Data Strategic Advisory Group of Experts di Afrika, Asia, dan Amerika mencatat di antara kasus demam tifoid pada anak usia 0-5 tahun, hampir 30 persen di antaranya anak usia kurang dari 2 tahun.
Bahkan juga ditemukan 2,9 persen pada bayi usia kurang dari 6 bulan. Kata dokter spesialis anak dr. Bernie Endyarni Medise, SpA(K), MPH, negara Asia seperti India dan Pakistan memiliki insiden kasus tifoid yang tinggi hingga lebih dari 100 per 100.000 kasus setiap tahun.
Ia melanjutkan, Indonesia termasuk negara yang memiliki kasus demam tifoid pada anak yang tinggi dengan insiden pada anak usia 2 sampai 4 tahun mencapai 148,7 per 100.000 dan anak usia 5 hingga 15 tahun sebanyak 180,3 per 100.000 setiap tahun.

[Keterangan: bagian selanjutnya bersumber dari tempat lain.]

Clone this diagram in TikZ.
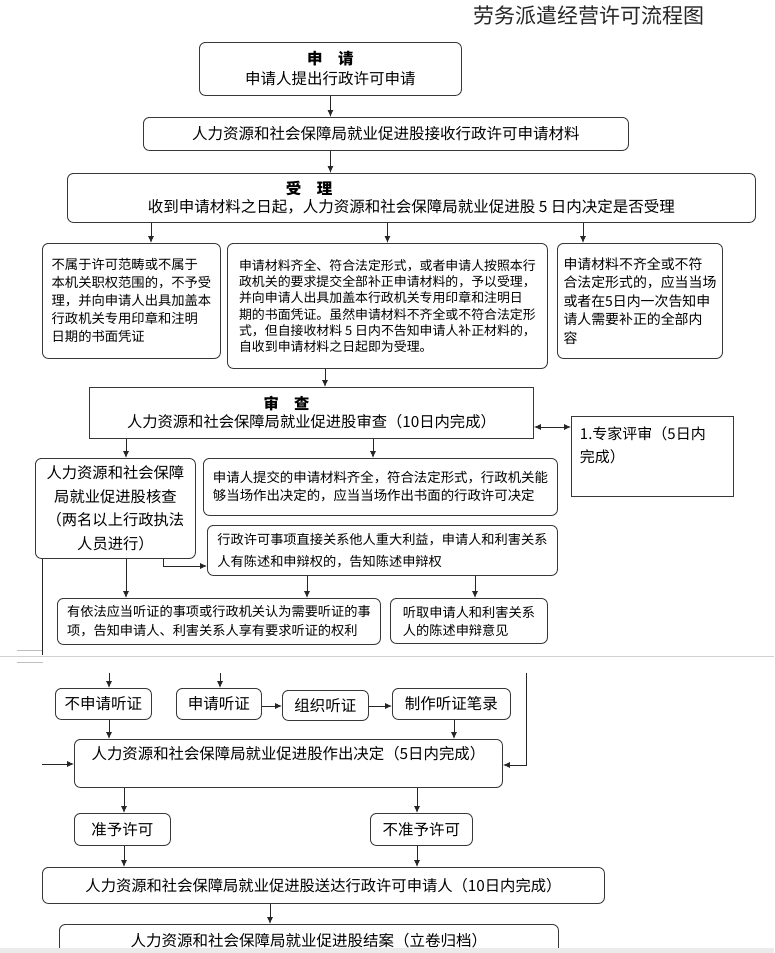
\documentclass[tikz,border=0pt]{standalone}
\usepackage{fontspec}
\setmainfont{Noto Sans CJK SC}
\usetikzlibrary{arrows.meta}
\newcommand{\myfs}[2]{\fontsize{#1pt}{#2pt}\selectfont}
\begin{document}
\begin{tikzpicture}[x=1pt,y=-1pt,
  box/.style={draw=black!78, line width=0.9pt, rounded corners=6pt, inner sep=0pt, anchor=north west, align=center, font=\myfs{15.5}{19}},
  sq/.style={box, sharp corners},
  arr/.style={draw=black!85, line width=0.9pt, -{Latex[length=7pt,width=6pt]}},
  dbl/.style={draw=black!85, line width=0.9pt, {Latex[length=7pt,width=6pt]}-{Latex[length=7pt,width=6pt]}},
  ln/.style={draw=black!85, line width=0.9pt},
  brk/.style={draw=black!18, line width=1pt},
]
\useasboundingbox (0,0) rectangle (774,953);

% title
\node[font=\myfs{21}{24}, text=black!85, anchor=center] (title) at (589,16) {劳务派遣经营许可流程图};

% boxes
\node[box, minimum width=262, minimum height=53, font=\myfs{15.5}{20}] (b1) at (199,42) {{\bfseries 申\hspace{1em}请}\\申请人提出行政许可申请};
\node[box, minimum width=485, minimum height=33] (b2) at (143,117) {人力资源和社会保障局就业促进股接收行政许可申请材料};
\node[box, minimum width=688, minimum height=49, align=left, font=\myfs{15.5}{18}] (b3) at (67,173) {\hspace*{138pt}{\bfseries 受\hspace{1em}理}\\收到申请材料之日起，人力资源和社会保障局就业促进股 5 日内决定是否受理};

\node[box, minimum width=178, minimum height=115, align=left, font=\myfs{13.3}{18}] (b4a) at (42,243) {不属于许可范畴或不属于\\本机关职权范围的，不予受\\理，并向申请人出具加盖本\\行政机关专用印章和注明\\日期的书面凭证};
\node[box, minimum width=320, minimum height=125, align=left, font=\myfs{12.9}{16.3}] (b4b) at (227,243) {申请材料齐全、符合法定形式，或者申请人按照本行\\政机关的要求提交全部补正申请材料的，予以受理，\\并向申请人出具加盖本行政机关专用印章和注明日\\期的书面凭证。虽然申请材料不齐全或不符合法定形\\式，但自接收材料 5 日内不告知申请人补正材料的，\\自收到申请材料之日起即为受理。};
\node[box, minimum width=165, minimum height=115, align=left, font=\myfs{13.9}{18.5}] (b4c) at (557,243) {申请材料不齐全或不符\\合法定形式的，应当当场\\或者在5日内一次告知申\\请人需要补正的全部内\\容};

\node[sq, minimum width=444, minimum height=51, font=\myfs{15.3}{18}] (b5) at (89,387) {{\bfseries 审\hspace{1em}查}\hspace*{50pt}\\人力资源和社会保障局就业促进股审查（10日内完成）};
\node[sq, align=left, text width=145pt, inner xsep=8.5pt, text height=23pt, text depth=57pt, font=\myfs{15}{23}] (bx) at (571,416) {1.专家评审（5日内\\完成）};

\node[box, minimum width=160, minimum height=100, font=\myfs{15.3}{23.5}] (b6a) at (35,458) {人力资源和社会保障\\局就业促进股核查\\（两名以上行政执法\\人员进行）};
\node[box, minimum width=354, minimum height=57, align=left, font=\myfs{13.4}{18}] (b6b) at (203,458) {申请人提交的申请材料齐全，符合法定形式，行政机关能\\够当场作出决定的，应当当场作出书面的行政许可决定};
\node[box, minimum width=350, minimum height=50, align=left, font=\myfs{13.2}{22}] (b6c) at (207,525) {行政许可事项直接关系他人重大利益，申请人和利害关系\\人有陈述和申辩权的，告知陈述申辩权};

\node[box, minimum width=323, minimum height=46, align=left, font=\myfs{13.2}{19}] (b7a) at (57,598) {有依法应当听证的事项或行政机关认为需要听证的事\\项，告知申请人、利害关系人享有要求听证的权利};
\node[box, minimum width=157, minimum height=45, align=left, font=\myfs{13.2}{18}] (b7b) at (390,598) {听取申请人和利害关系\\人的陈述申辩意见};

% page break artefact
\draw[brk] (0,656) -- (774,656);
\draw[draw=black!25, line width=0.8pt] (17,650) -- (43,650) (17,662) -- (43,662);

\node[box, minimum width=96, minimum height=31] (b9a) at (55,688) {不申请听证};
\node[box, minimum width=85, minimum height=31] (b9b) at (176,688) {申请听证};
\node[box, minimum width=86, minimum height=30] (b9c) at (282,690) {组织听证};
\node[box, minimum width=118, minimum height=31] (b9d) at (392,688) {制作听证笔录};

\node[box, minimum width=428, text height=20pt, text depth=28pt, font=\myfs{15.4}{18}] (b8) at (74,739) {人力资源和社会保障局就业促进股作出决定（5日内完成）};

\node[box, minimum width=96, minimum height=32] (b10a) at (74,813) {准予许可};
\node[box, minimum width=102, minimum height=32] (b10b) at (370,813) {不准予许可};

\node[box, minimum width=562, minimum height=36, font=\myfs{15.3}{18}] (b11) at (42,867) {人力资源和社会保障局就业促进股送达行政许可申请人（10日内完成）};
\node[box, minimum width=499, minimum height=32] (b12) at (59,924) {人力资源和社会保障局就业促进股结案（立卷归档）};

% coordinates
\coordinate (xA) at (151,0);
\coordinate (xC) at (583,0);
\coordinate (xD) at (325,0);
\coordinate (yE) at (0,427);
\coordinate (xF) at (126,0);
\coordinate (xG) at (373,0);
\coordinate (xH) at (163,0);
\coordinate (yI) at (0,566);
\coordinate (xJ) at (42,0);
\coordinate (brkL) at (42,655);
\coordinate (xK) at (307,0);
\coordinate (xL) at (475,0);
\coordinate (topA) at (109,673);
\coordinate (topB) at (220,673);
\coordinate (yM) at (0,706);
\coordinate (xN) at (454,0);
\coordinate (lftS) at (42,764);
\coordinate (rtT) at (526,673);
\coordinate (yP) at (0,765);
\coordinate (xQ) at (124,0);
\coordinate (xR) at (417,0);
\coordinate (xS) at (270,0);

% connectors
\draw[arr] (b1.south) -- (b1.south |- b2.north);
\draw[arr] (b1.south |- b2.south) -- (b1.south |- b3.north);
\draw[arr] (b3.south -| xA) -- (b4a.north -| xA);
\draw[arr] (b3.south -| b4b.north) -- (b4b.north);
\draw[arr] (b3.south -| xC) -- (b4c.north -| xC);
\draw[arr] (b4b.south -| xD) -- (b5.north -| xD);
\draw[dbl] (b5.east |- yE) -- (bx.west |- yE);
\draw[arr] (b5.south -| xF) -- (b6a.north -| xF);
\draw[arr] (b5.south -| xG) -- (b6b.north -| xG);
\draw[arr] (b6a.south -| xF) -- (b7a.north -| xF);
\draw[arr] (b6a.south -| xH) -- (xH |- yI) -- (b6c.west |- yI);
\draw[ln] (b6a.south -| xJ) -- (brkL);
\draw[arr] (b6c.south -| xK) -- (b7a.north -| xK);
\draw[arr] (b6c.south -| xL) -- (b7b.north -| xL);
\draw[arr] (topA) -- (b9a.north -| topA);
\draw[arr] (topB) -- (b9b.north -| topB);
\draw[arr] (b9b.east |- yM) -- (b9c.west |- yM);
\draw[arr] (b9c.east |- yM) -- (b9d.west |- yM);
\draw[arr] (b9a.south -| topA) -- (b8.north -| topA);
\draw[arr] (b9d.south -| xN) -- (b8.north -| xN);
\draw[arr] (lftS) -- (b8.west |- lftS);
\draw[arr] (rtT) -- (rtT |- yP) -- (b8.east |- yP);
\draw[arr] (b8.south -| xQ) -- (b10a.north -| xQ);
\draw[arr] (b8.south -| xR) -- (b10b.north -| xR);
\draw[arr] (b10a.south -| xQ) -- (b11.north -| xQ);
\draw[arr] (b10b.south -| xR) -- (b11.north -| xR);
\draw[arr] (b11.south -| xS) -- (b12.north -| xS);

% bottom band
\fill[black!8] (0,948) rectangle (774,953);
\end{tikzpicture}
\end{document}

Baca Juga: Peneliti FKUI: Vaksin Vi-DT Lindungi Bayi & Anak dari Demam Tifoid
Menurutnya, virus Salmonella Typhi menjadi penyebab 60–80 persen kasus tifoid pada manusia. Ia juga menyinggung mengenai kebersihan sanitasi lingkungan rumah.
"Kasus demam tifoid berhubungan dengan pola hidup dan sanitasi di rumah. Memperkuat pentingnya tindakan pencegahan dengan pendekatan pola hidup bersih dan sehat, penyediaan air bersih, dan jamban," ujarnya.
Namun diakui Bernie, tindakan pencegahan itu masih jadi kendala dilakukan bagi negara berkembang. Karenanya, pemberian vaksin tifoid pada anak sangat penting dalam upaya pencegahan demam tifoid, termasuk juga pada anak usia kurang dari 24 bulan.
"Demam tifoid pada usia kurang dari 24 bulan sering menyebabkan kematian dan resistensi obat ganda," tutup Bernie saat siaran ujian promosi doktor yang disiarkan virtual Fakultas Kedokteran Universitas Indonesia, Kamis (7/1/2021).